→ **THE TASK**:
Which lines in the records below contain the word "script"? Copy each of them.

= = = = = = =

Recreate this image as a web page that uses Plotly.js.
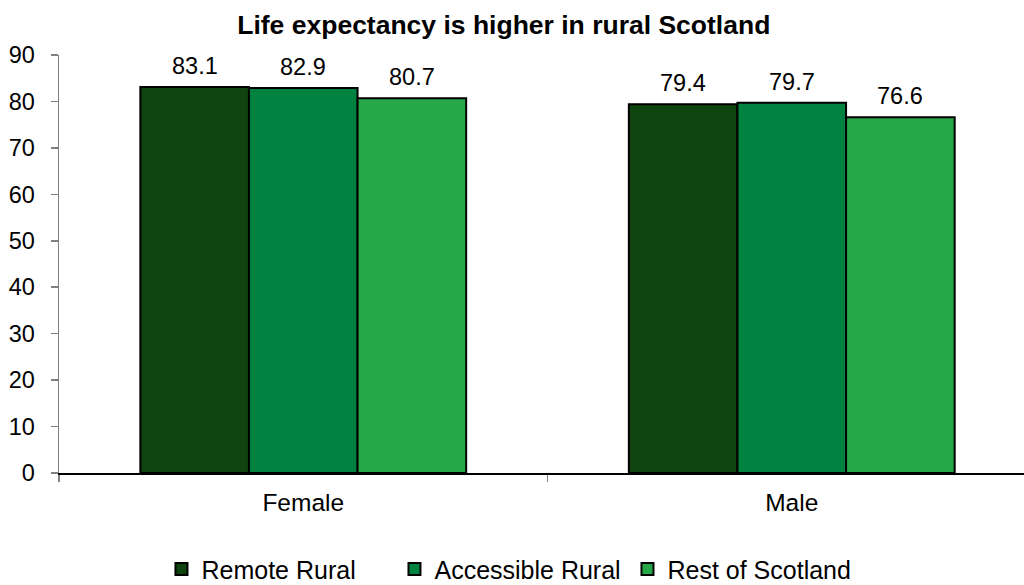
<!DOCTYPE html>
<html>
<head>
<meta charset="utf-8">
<script src="https://cdn.plot.ly/plotly-3.0.1.min.js"></script>
<style>html,body{margin:0;padding:0;background:#fff;}#chart{width:1024px;height:585px;}</style>
</head>
<body>
<div id="chart"></div>
<script>
const categories = ["Female", "Male"];
const seriesNames = ["Remote Rural", "Accessible Rural", "Rest of Scotland"];
const remoteRural = [83.1, 79.4];
const accessibleRural = [82.9, 79.7];
const restOfScotland = [80.7, 76.6];
const seriesColors = ["#10440f", "#008240", "#27a848"];
const yTicks = [0, 10, 20, 30, 40, 50, 60, 70, 80, 90];

const FONT = "Arial, 'Liberation Sans', sans-serif";
const allValues = [remoteRural, accessibleRural, restOfScotland];

const traces = allValues.map((vals, i) => ({
  type: "bar",
  name: seriesNames[i],
  x: categories,
  y: vals,
  marker: { color: seriesColors[i], line: { color: "#000000", width: 2 } },
  hoverinfo: "skip"
}));

const nSeries = allValues.length;
const groupWidth = 1 - 0.333;
const barW = groupWidth / nSeries;
const annotations = [];
allValues.forEach((vals, i) => {
  vals.forEach((v, j) => {
    annotations.push({
      x: j - groupWidth / 2 + barW * (i + 0.5),
      y: v,
      xref: "x", yref: "y",
      text: v.toFixed(1),
      showarrow: false,
      yanchor: "bottom",
      yshift: 6,
      font: { family: FONT, size: 23.5, color: "#000" }
    });
  });
});

const layout = {
  width: 1024, height: 585,
  paper_bgcolor: "#fff", plot_bgcolor: "#fff",
  margin: { l: 59, r: 0, t: 55, b: 112 },
  barmode: "group",
  bargap: 0.333,
  bargroupgap: 0,
  title: {
    text: "<b>Life expectancy is higher in rural Scotland</b>",
    font: { family: FONT, size: 26.5, color: "#000" },
    xref: "container", x: 0.492, xanchor: "center",
    yref: "container", y: 0.957, yanchor: "middle"
  },
  xaxis: {
    type: "category",
    range: [-0.5, 1.4754],
    showline: true, linecolor: "#000", linewidth: 1.5,
    ticks: "outside", tickson: "boundaries", ticklen: 7, tickcolor: "#808080", tickwidth: 1.5,
    ticklabelstandoff: 7,
    showgrid: false, zeroline: false,
    tickfont: { family: FONT, size: 24.5, color: "#000" }
  },
  yaxis: {
    range: [0, 90],
    tickvals: yTicks,
    showline: true, linecolor: "#808080", linewidth: 1.5,
    ticks: "outside", ticklen: 7, tickcolor: "#808080", tickwidth: 1.5,
    ticklabelstandoff: 11,
    showgrid: false, zeroline: false,
    tickfont: { family: FONT, size: 23.5, color: "#000" }
  },
  showlegend: true,
  legend: {
    orientation: "h",
    x: 0.499, xref: "container", xanchor: "center",
    y: 0.027, yref: "container", yanchor: "middle",
    font: { family: FONT, size: 25, color: "#000" },
    itemwidth: 30,
    entrywidth: 188,
    traceorder: "normal"
  },
  annotations: annotations
};

Plotly.newPlot("chart", traces, layout, { staticPlot: true, displayModeBar: false });
</script>
</body>
</html>
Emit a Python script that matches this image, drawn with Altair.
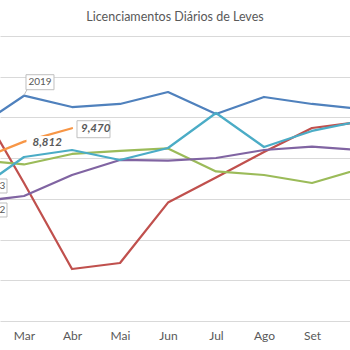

= = = = = = =

→ **FINISHED EXERCISE**:
<script src="https://cdn.plot.ly/plotly-3.0.1.min.js"></script>
<script>
</script>
Emit a Python script that matches this image, drawn with Altair.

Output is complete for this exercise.